US Imposes New Sanctions, Moscow Stock Exchange Halts USD and Euro Trades

Reported 7 months ago

Following new US sanctions on Russia, the Moscow Stock Exchange announced the suspension of trading and settlement in US dollars and Euros. Starting today, the exchange cannot conduct forex, stock, or futures trades settling in USD or Euro; Russian business figures noted that acquiring USD or Euro in Russia is now nearly impossible, with more trades being done in RMB. The Central Bank of Russia assured that over-the-counter markets can still trade USD and Euro, while the official exchange rate for RUB against the two currencies will be determined based on bank and OTC data.
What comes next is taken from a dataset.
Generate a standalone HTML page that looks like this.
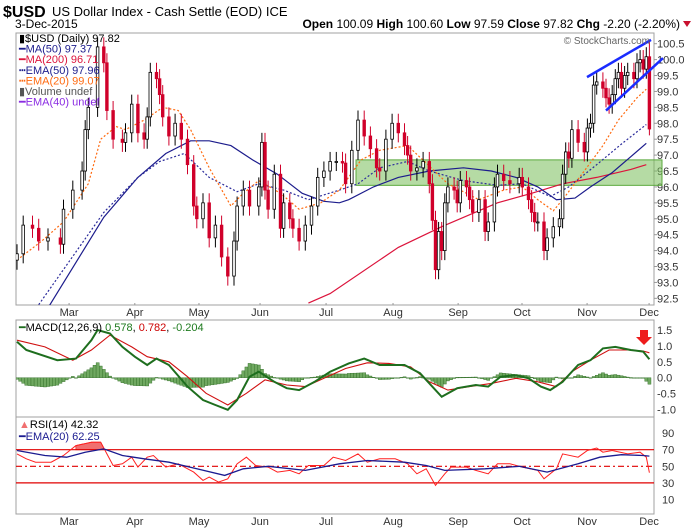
<!DOCTYPE html>
<html><head><meta charset="utf-8"><style>
html,body{margin:0;padding:0;background:#fff;}
svg{display:block;font-family:"Liberation Sans",sans-serif;}
</style></head><body>
<svg id="chart" width="700" height="530" viewBox="0 0 700 530" xmlns="http://www.w3.org/2000/svg">
<g>
<text x="3" y="17" font-size="16" font-weight="bold" fill="#000">$USD</text>
<text x="52" y="16" font-size="13" fill="#000">US Dollar Index - Cash Settle (EOD) ICE</text>
<text x="15" y="28" font-size="12" fill="#000">3-Dec-2015</text>
<text x="680" y="28" font-size="12" text-anchor="end" fill="#000"><tspan font-weight="bold">Open</tspan> 100.09 <tspan font-weight="bold">High</tspan> 100.60 <tspan font-weight="bold">Low</tspan> 97.59 <tspan font-weight="bold">Close</tspan> 97.82 <tspan font-weight="bold">Chg</tspan> -2.20 (-2.20%)</text>
<path d="M683 21 L691 21 L687 27 Z" fill="#c8102e"/>
</g>
<g id="main"></g>
<g id="macd"></g>
<g id="rsi"></g>
</svg>
<script>
// ---- price data (trading-day index, value) ----
const priceDays=[0,2,5,7,10,14,15,18,21,22,23,26,28,29,31,34,35,37,39,41,42,43,45,46,47,49,51,53,55,57,58,60,62,64,66,68,70,71,73,75,78,79,80,81,83,85,86,88,89,91,93,95,97,99,101,103,105,106,108,110,112,114,116,117,119,121,123,125,126,127,129,131,133,134,135,136,137,138,139,141,142,143,145,146,147,149,151,152,154,155,157,159,162,163,165,166,167,168,170,171,173,175,176,177,178,179,181,183,184,185,186,187,189,190,191,192,193,194,195,196,197,199,200,201,202,203,204];
const priceCloses=[93.9,94.8,94.7,94.3,94.4,94.2,95.3,95.9,96.5,97.8,98.5,100.4,99.9,98.4,97.5,97.4,97.7,98.6,97.7,97.5,98.2,99.6,99.4,98.9,98.2,97.6,98.0,97.5,96.7,95.4,95.0,95.5,94.4,94.8,93.8,93.2,94.3,95.4,95.9,95.4,96.0,97.4,95.9,95.3,96.4,94.7,95.5,95.0,94.7,94.3,94.8,95.4,96.3,96.5,96.8,96.8,96.75,96.1,97.15,98.1,97.6,97.2,96.6,96.5,97.5,98.0,97.7,97.3,97.0,96.5,96.6,96.8,96.1,94.95,93.4,94.6,94.0,95.5,96.0,95.9,95.5,96.2,96.0,95.6,95.2,95.6,94.6,94.9,96.0,96.4,96.2,96.1,96.3,96.0,95.6,95.2,94.9,94.9,94.0,94.4,94.75,95.0,96.4,97.1,96.9,97.8,97.4,97.1,97.85,98.0,99.2,99.3,99.1,98.8,98.6,98.9,99.4,99.6,99.1,99.5,99.6,99.4,99.9,100.0,99.7,100.09,97.82];
const ma50Days=[10,28,39,48,56,62,69,76,84,92,99,104,107,115,123,133,144,153,161,168,174,180,185,192,198,203];
const ma50Vals=[92.2,95.05,96.3,97.05,97.45,97.45,97.3,96.85,96.4,95.8,95.55,95.5,95.6,96.0,96.3,96.5,96.6,96.5,96.3,96.0,95.6,95.65,96.0,96.45,96.95,97.37];
const ema50Days=[7,28,39,46,54,62,71,78,86,94,104,110,117,126,133,144,155,163,172,178,187,195,203];
const ema50Vals=[92.3,95.2,96.3,96.8,97.05,96.3,95.85,96.1,95.9,95.6,95.9,96.1,96.6,96.8,96.5,96.2,96.05,96.1,95.7,96.0,96.7,97.35,97.96];
const ema20Days=[0,8,15,23,27,32,35,41,47,52,56,62,69,73,78,85,91,98,104,111,117,126,132,139,149,157,163,168,173,176,183,189,194,200,203];
const ema20Vals=[93.7,94.3,94.9,96.1,97.5,97.9,97.8,98.1,98.5,98.4,97.8,96.6,95.4,95.8,96.2,95.8,95.3,95.5,95.9,96.85,97.15,97.3,96.75,96.1,95.6,95.9,96.0,95.6,95.25,95.6,96.5,97.3,98.1,98.8,99.07];
const ma200Days=[94,101,123,137,155,166,176,187,198,203];
const ma200Vals=[92.35,92.65,94.1,94.75,95.5,95.8,96.1,96.3,96.55,96.7];
const priceTicks=[92.5,93.0,93.5,94.0,94.5,95.0,95.5,96.0,96.5,97.0,97.5,98.0,98.5,99.0,99.5,100.0,100.5];
const monthLabels=["Mar","Apr","May","Jun","Jul","Aug","Sep","Oct","Nov","Dec"];
const monthDays=[16.8,38,58.7,78.4,99.7,121.3,142.3,162.9,183.9,203.9];
// ---- MACD ----
const macdDays=[0,3,13,19,24,26,30,34,38,42,45,49,55,60,64,68,71,75,78,83,87,91,96,101,107,112,117,125,130,135,137,142,148,152,156,161,165,169,172,176,181,185,189,193,198,202,204];
const macdVals=[1.13,0.87,0.55,0.6,1.18,1.5,1.39,0.97,0.66,0.4,0.6,0.4,-0.28,-0.7,-0.86,-1.01,-0.7,0.03,0.19,-0.13,-0.33,-0.39,-0.13,0.19,0.45,0.6,0.4,0.4,0.14,-0.39,-0.6,-0.33,-0.23,-0.28,0.03,0.08,-0.02,-0.28,-0.39,-0.13,0.4,0.55,0.92,0.97,0.87,0.82,0.578];
const signalDays=[0,9,18,24,30,37,42,49,55,61,68,74,80,87,93,99,106,113,120,127,133,139,146,153,161,168,174,179,185,191,197,202,204];
const signalVals=[1.18,0.97,0.55,0.87,1.34,0.97,0.66,0.5,0.03,-0.49,-0.86,-0.49,-0.07,-0.23,-0.28,-0.02,0.29,0.47,0.45,0.34,-0.13,-0.39,-0.28,-0.18,-0.02,-0.13,-0.28,0.19,0.55,0.87,0.87,0.84,0.782];
const macdTicks=[1.5,1.0,0.5,0.0,-0.5,-1.0];
// ---- RSI ----
const rsiDays=[0,3,6,11,15,19,24,27,29,31,34,37,39,42,44,48,52,57,60,62,65,68,71,74,77,81,84,88,91,94,99,102,106,110,113,117,122,126,129,132,135,138,140,145,148,152,155,159,163,168,170,174,176,181,184,187,189,192,197,201,203,204];
const rsiVals=[65,59,55,55,63,75,79,79,65,51,53,61,49,61,63,49,53,43,33,37,31,35,53,61,51,49,43,45,41,51,51,61,57,65,55,59,59,53,41,47,27,41,49,49,45,41,53,53,49,45,35,47,65,61,69,72,67,69,65,67,61,42.32];
const rsiEmaDays=[0,9,16,22,28,34,41,49,58,67,73,81,93,104,113,125,132,138,151,162,171,181,188,195,202,204];
const rsiEmaVals=[69,63,61,67,71,63,59,55,47,39,47,50,45,53,57,55,51,45,47,50,43,53,61,64,63,62.25];
const rsiTicks=[90,70,50,30,10];

const NS="http://www.w3.org/2000/svg";
function el(tag,attrs,parent,text){const e=document.createElementNS(NS,tag);for(const k in attrs)e.setAttribute(k,attrs[k]);if(text!==undefined)e.textContent=text;parent.appendChild(e);return e;}
const L=16,R=654;
const xD=d=>17+d*3.1;
const yP=p=>43.7+(100.5-p)*31.83;
const yM=v=>377.7-v*31.8;
const yR=r=>466.3-(r-50)*0.83;
function lineD(days,vals,yf){return days.map((d,i)=>(i?'L':'M')+xD(d).toFixed(1)+' '+yf(vals[i]).toFixed(1)).join(' ');}
function interp(days,vals,d){if(d<=days[0])return vals[0];for(let i=1;i<days.length;i++){if(d<=days[i]){const t=(d-days[i-1])/(days[i]-days[i-1]);return vals[i-1]+t*(vals[i]-vals[i-1]);}}return vals[vals.length-1];}

// ===== MAIN PANEL =====
const main=document.getElementById('main');
el('defs',{},main).innerHTML='<clipPath id="cm"><rect x="16" y="33" width="638" height="272"/></clipPath><clipPath id="cmac"><rect x="16" y="320" width="638" height="97"/></clipPath>';
const frame=el('rect',{x:L,y:33,width:R-L,height:272,fill:'#fff',stroke:'#a0a0a0'},main);

priceTicks.forEach(p=>{const t=el('text',{x:657,y:yP(p)+4,'font-size':11,fill:'#333'},main,p.toFixed(1));

el('line',{x1:R,x2:R+3,y1:yP(p),y2:yP(p),stroke:'#999'},main);});
// support zone
const zone=el('rect',{x:356,y:yP(96.85),width:306,height:yP(96.05)-yP(96.85),fill:'rgba(120,190,90,0.55)',stroke:'#5aa83c','stroke-width':1},main);

const gm=el('g',{'clip-path':'url(#cm)'},main);
function addLine(days,vals,color,w,dash,name,g,yf){const p=el('path',{d:lineD(days,vals,yf||yP),fill:'none',stroke:color,'stroke-width':w},g);if(dash)p.setAttribute('stroke-dasharray',dash);return p;}
addLine(ma200Days,ma200Vals,'#dc143c',1.2,null,'ma200-line',gm);
addLine(ma50Days,ma50Vals,'#1c1c8c',1.2,null,'ma50-line',gm);
addLine(ema50Days,ema50Vals,'#2a2a9a',1.2,'2 2','ema50-line',gm);
addLine(ema20Days,ema20Vals,'#ff6a10',1.2,'2 2','ema20-line',gm);
// candles
priceDays.forEach((d,i)=>{
  const c=priceCloses[i];const o=i?priceCloses[i-1]:c-0.2;
  const up=c>=o;const x=xD(d);
  const hi=Math.max(o,c)+(i===priceDays.length-1?0.5:0.3),lo=Math.min(o,c)-(i===priceDays.length-1?0.2:0.3);
  const col=up?'#000':'#d0002a';
  const w=el('line',{x1:x,x2:x,y1:yP(hi),y2:yP(lo),stroke:col,'stroke-width':1},gm);
  
  const top=yP(Math.max(o,c)),h=Math.max(1,yP(Math.min(o,c))-top);
  const b=el('rect',{x:x-1.3,y:top,width:2.6,height:h,fill:up?'#fff':'#d0002a',stroke:col,'stroke-width':0.8},gm);
  
});
// wedge lines
const w1=el('line',{x1:587,y1:yP(99.45),x2:651,y2:yP(100.62),stroke:'#1a2cff','stroke-width':2.5},main);

const w2=el('line',{x1:606,y1:yP(98.4),x2:663,y2:yP(100.05),stroke:'#1a2cff','stroke-width':2.5},main);

const cr=el('text',{x:650,y:44,'font-size':10,'text-anchor':'end',fill:'#666'},main,'© StockCharts.com');

// legend
const leg=[['▮$USD (Daily) 97.82','#000'],['━MA(50) 97.37','#1c1c8c'],['━MA(200) 96.71','#dc143c'],['┅EMA(50) 97.96','#1c1c8c'],['┅EMA(20) 99.07','#ff6a10'],['▮Volume undef','#555'],['━EMA(40) undef','#8a2be2']];
const legNames=['legend-usd','legend-ma50','legend-ma200','legend-ema50','legend-ema20','legend-volume','legend-ema40'];
leg.forEach((l,i)=>{const t=el('text',{x:19,y:42+i*10.6,'font-size':11,fill:l[1]},main,l[0]);
});
// month labels
monthLabels.forEach((m,i)=>{
 const t=el('text',{x:xD(monthDays[i]),y:316,'font-size':11,'text-anchor':'middle',fill:'#333'},main,m);
 
 const t2=el('text',{x:xD(monthDays[i]),y:525,'font-size':11,'text-anchor':'middle',fill:'#333'},main,m);
 
 el('line',{x1:xD(monthDays[i]),x2:xD(monthDays[i]),y1:303,y2:305,stroke:'#999'},main);
});

// ===== MACD =====
const mg=document.getElementById('macd');
const mf=el('rect',{x:L,y:320,width:R-L,height:97,fill:'#fff',stroke:'#a0a0a0'},mg);

macdTicks.forEach(v=>{const t=el('text',{x:657,y:yM(v)+4,'font-size':11,fill:'#333'},mg,v.toFixed(1));
});
const gmc=el('g',{'clip-path':'url(#cmac)'},mg);
for(let d=0;d<=204;d++){
 const h=interp(macdDays,macdVals,d)-interp(signalDays,signalVals,d);
 const y0=yM(0),y1=yM(h);
 const b=el('rect',{x:xD(d)-1.5,y:Math.min(y0,y1),width:3.1,height:Math.max(0.6,Math.abs(y1-y0)),fill:'#6fa860',stroke:'#2d6b23','stroke-width':0.4},gmc);
 
}
addLine(signalDays,signalVals,'#d01010',1.1,null,'macd-signal-line',gmc,yM);
addLine(macdDays,macdVals,'#1e6e1e',2,null,'macd-line',gmc,yM);
const ml=el('text',{x:19,y:331,'font-size':11,fill:'#000'},mg);

ml.innerHTML='<tspan fill="#1e6e1e">━</tspan>MACD(12,26,9) <tspan fill="#1e7a1e">0.578</tspan>, <tspan fill="#c00">0.782</tspan>, <tspan fill="#1e7a1e">-0.204</tspan>';
const arr=el('path',{d:'M640 330 L648 330 L648 337 L652 337 L644 345 L636 337 L640 337 Z',fill:'#ee1c1c'},mg);


// ===== RSI =====
const rg=document.getElementById('rsi');
const rf=el('rect',{x:L,y:417,width:R-L,height:97,fill:'#fff',stroke:'#a0a0a0'},rg);

rsiTicks.forEach(v=>{const t=el('text',{x:662,y:yR(v)+4,'font-size':11,fill:'#333'},rg,String(v));
});
// overbought fill
let fd='M'+xD(19)+' '+yR(70);
for(let d=19;d<=28;d++){fd+=' L'+xD(d).toFixed(1)+' '+yR(Math.max(70,interp(rsiDays,rsiVals,d))).toFixed(1);}
fd+=' L'+xD(28)+' '+yR(70)+' Z';
const of=el('path',{d:fd,fill:'#f07070',stroke:'#e03030','stroke-width':0.8},rg);

[[70,null,'rsi-70-line'],[30,null,'rsi-30-line'],[50,'6 3 2 3','rsi-50-line']].forEach(a=>{
 const l=el('line',{x1:L,x2:R,y1:yR(a[0]),y2:yR(a[0]),stroke:'#e00000','stroke-width':1.2},rg);
 if(a[1])l.setAttribute('stroke-dasharray',a[1]);
 });
addLine(rsiDays,rsiVals,'#ff2020',1,null,'rsi-line',rg,yR);
addLine(rsiEmaDays,rsiEmaVals,'#1a1a90',1.3,null,'rsi-ema-line',rg,yR);
const rl1=el('text',{x:19,y:428,'font-size':11,fill:'#000'},rg);

rl1.innerHTML='<tspan fill="#f07070">▲</tspan>RSI(14) 42.32';
const rl2=el('text',{x:19,y:440,'font-size':11,fill:'#1a1a90'},rg,'━EMA(20) 62.25');

</script>
</body></html>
Amidst these developments, a major Russian bulk commodity export company unaffected by Western sanctions remarked they are indifferent as they now use RMB. With deepening economic ties between Russia and China, RMB has overtaken USD as the largest traded currency on the Moscow Stock Exchange, comprising 53.6% of total forex transactions in May. President Biden's December executive order imposing sanctions on entities assisting Russia in obtaining war funds now encompasses approximately 4500 entities. These sanctions have also aimed to prevent Russia from acquiring technology, such as a Hong Kong front company supplying chips to Russia. Since Russia's February 2022 invasion of Ukraine, the country has faced a series of sanctions, but IMF predicts Russia's economy will still grow by 3.2% this year. Analysts believe these sanctions will eventually weaken Russia's economy, and the US Treasury Secretary Yellen stated the new sanctions targeted the remaining channels for Russia to access equipment, including reliance on third-country supply chains. This wave of sanctions comes ahead of the G7 summit scheduled from the 13th to the 15th in southern Italy.